*What is being asked*. Output the material exactly, but drop every image it holds.

*Data shown*.

::::

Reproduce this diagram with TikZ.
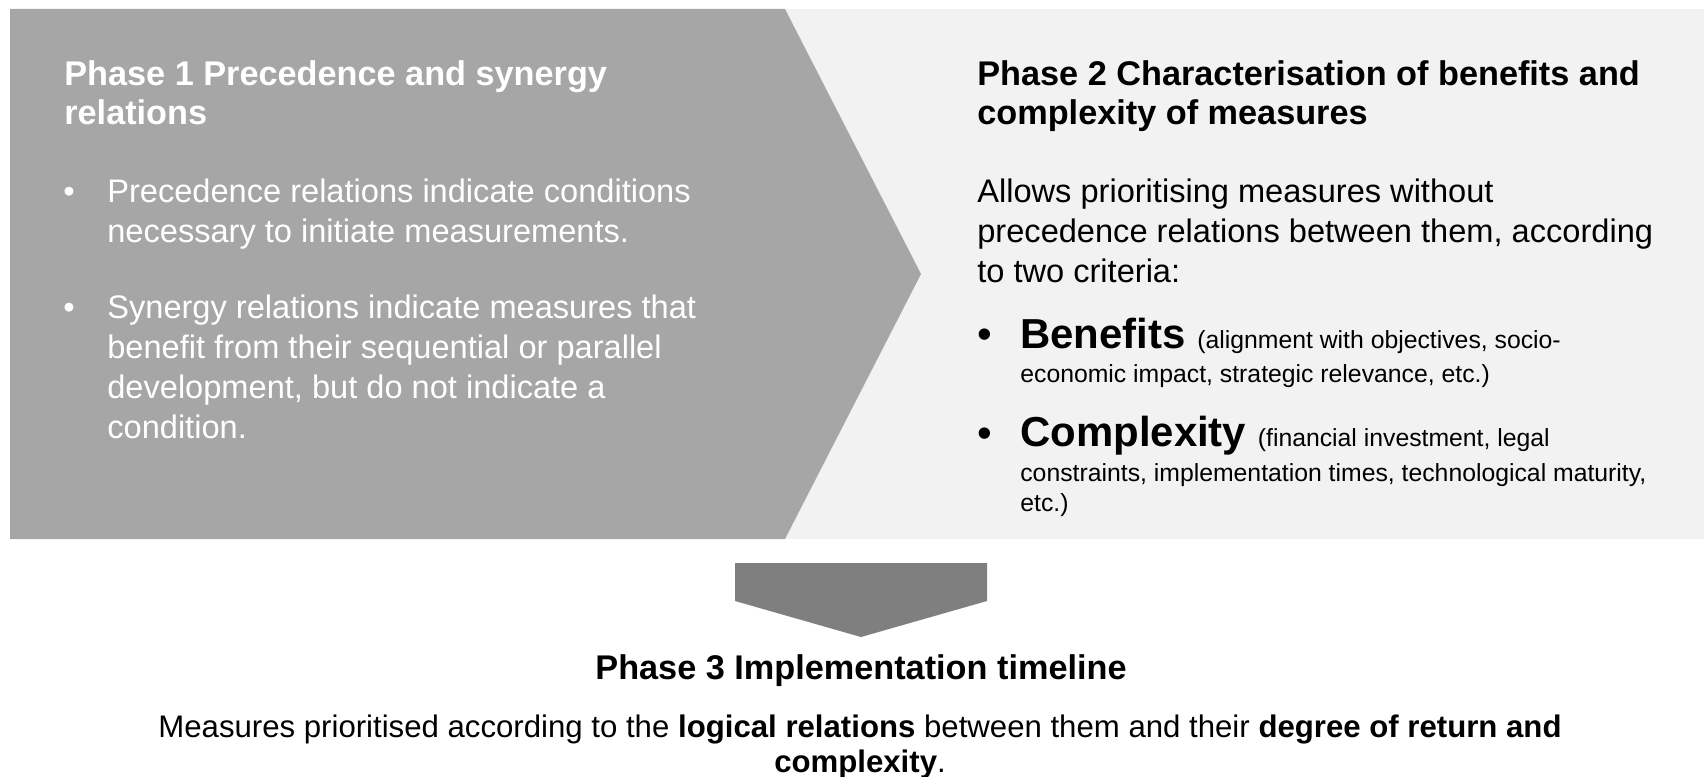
\documentclass[tikz,border=0pt]{standalone}
\usepackage{fontspec}
\setmainfont{Liberation Sans}
\usetikzlibrary{positioning}

\definecolor{chevgray}{RGB}{166,166,166}
\definecolor{panelgray}{RGB}{242,242,242}
\definecolor{arrowgray}{RGB}{127,127,127}

% multi-line nodes sit on the baseline of their last line
\tikzset{
  heading/.style={anchor=base west,align=left,inner sep=0pt,font=\fontsize{19.5}{22.76}\selectfont\bfseries},
  body/.style={anchor=base west,align=left,inner sep=0pt,font=\fontsize{18.55}{22.76}\selectfont},
  dot/.style={anchor=base west,inner sep=0pt,font=\fontsize{18.55}{22.76}\selectfont},
  bigdot/.style={anchor=base west,inner sep=0pt,font=\fontsize{23.85}{28}\selectfont},
  crit/.style={anchor=base west,align=left,inner sep=0pt,font=\fontsize{14.1}{17.07}\selectfont}
}
\newcommand{\critname}[1]{{\fontsize{23.85}{28}\selectfont\bfseries #1 }}

\begin{document}
\begin{tikzpicture}[x=0.02cm,y=-0.02cm]
    \useasboundingbox (0,0) rectangle (1704,777);

    % panels
    \fill[panelgray] (10,9) rectangle (1704,539);
    \fill[chevgray] (10,9) -- (785,9) -- (921,274) -- (785,539) -- (10,539) -- cycle;
    \fill[arrowgray] (735,563) -- (987,563) -- (987,601) -- (861,637) -- (735,601) -- cycle;

    % phase 1
    \node[heading,white] (p1title) at (64,125) {Phase 1 Precedence and synergy\\relations};
    \node[dot,white] (p1dota) at (63,202) {•};
    \node[body,white] (p1itema) at (107,242) {Precedence relations indicate conditions\\necessary to initiate measurements.};
    \node[dot,white] (p1dotb) at (63,318) {•};
    \node[body,white] (p1itemb) at (107,438) {Synergy relations indicate measures that\\benefit from their sequential or parallel\\development, but do not indicate a\\condition.};

    % phase 2
    \node[heading] (p2title) at (977,125) {Phase 2 Characterisation of benefits and\\complexity of measures};
    \node[body] (p2intro) at (977,282) {Allows prioritising measures without\\precedence relations between them, according\\to two criteria:};
    \node[bigdot] (p2dota) at (977,348) {•};
    \node[crit] (benefits) at (1020,382.5) {\critname{Benefits}(alignment with objectives, socio-\\[2.5pt]economic impact, strategic relevance, etc.)};
    \node[bigdot] (p2dotb) at (977,447) {•};
    \node[crit] (complexity) at (1020,511) {\critname{Complexity}(financial investment, legal\\[2.5pt]constraints, implementation times, technological maturity,\\etc.)};

    % phase 3
    \node[heading,anchor=base] (p3title) at (861,679) {Phase 3 Implementation timeline};
    \node[body,anchor=base,align=center,font=\fontsize{17.74}{19.9}\selectfont] (p3text) at (860,772)
        {Measures prioritised according to the \textbf{logical relations} between them and their \textbf{degree of return and}\\\textbf{complexity}.};
\end{tikzpicture}
\end{document}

::::

*Output of the exercise*.
Reproduce this diagram with TikZ.
\documentclass[tikz,border=0pt]{standalone}
\usepackage{fontspec}
\setmainfont{Liberation Sans}
\usetikzlibrary{positioning}

\definecolor{chevgray}{RGB}{166,166,166}
\definecolor{panelgray}{RGB}{242,242,242}
\definecolor{arrowgray}{RGB}{127,127,127}

% multi-line nodes sit on the baseline of their last line
\tikzset{
  heading/.style={anchor=base west,align=left,inner sep=0pt,font=\fontsize{19.5}{22.76}\selectfont\bfseries},
  body/.style={anchor=base west,align=left,inner sep=0pt,font=\fontsize{18.55}{22.76}\selectfont},
  dot/.style={anchor=base west,inner sep=0pt,font=\fontsize{18.55}{22.76}\selectfont},
  bigdot/.style={anchor=base west,inner sep=0pt,font=\fontsize{23.85}{28}\selectfont},
  crit/.style={anchor=base west,align=left,inner sep=0pt,font=\fontsize{14.1}{17.07}\selectfont}
}
\newcommand{\critname}[1]{{\fontsize{23.85}{28}\selectfont\bfseries #1 }}

\begin{document}
\begin{tikzpicture}[x=0.02cm,y=-0.02cm]
    \useasboundingbox (0,0) rectangle (1704,777);

    % panels
    \fill[panelgray] (10,9) rectangle (1704,539);
    \fill[chevgray] (10,9) -- (785,9) -- (921,274) -- (785,539) -- (10,539) -- cycle;
    \fill[arrowgray] (735,563) -- (987,563) -- (987,601) -- (861,637) -- (735,601) -- cycle;

    % phase 1
    \node[heading,white] (p1title) at (64,125) {Phase 1 Precedence and synergy\\relations};
    \node[dot,white] (p1dota) at (63,202) {•};
    \node[body,white] (p1itema) at (107,242) {Precedence relations indicate conditions\\necessary to initiate measurements.};
    \node[dot,white] (p1dotb) at (63,318) {•};
    \node[body,white] (p1itemb) at (107,438) {Synergy relations indicate measures that\\benefit from their sequential or parallel\\development, but do not indicate a\\condition.};

    % phase 2
    \node[heading] (p2title) at (977,125) {Phase 2 Characterisation of benefits and\\complexity of measures};
    \node[body] (p2intro) at (977,282) {Allows prioritising measures without\\precedence relations between them, according\\to two criteria:};
    \node[bigdot] (p2dota) at (977,348) {•};
    \node[crit] (benefits) at (1020,382.5) {\critname{Benefits}(alignment with objectives, socio-\\[2.5pt]economic impact, strategic relevance, etc.)};
    \node[bigdot] (p2dotb) at (977,447) {•};
    \node[crit] (complexity) at (1020,511) {\critname{Complexity}(financial investment, legal\\[2.5pt]constraints, implementation times, technological maturity,\\etc.)};

    % phase 3
    \node[heading,anchor=base] (p3title) at (861,679) {Phase 3 Implementation timeline};
    \node[body,anchor=base,align=center,font=\fontsize{17.74}{19.9}\selectfont] (p3text) at (860,772)
        {Measures prioritised according to the \textbf{logical relations} between them and their \textbf{degree of return and}\\\textbf{complexity}.};
\end{tikzpicture}
\end{document}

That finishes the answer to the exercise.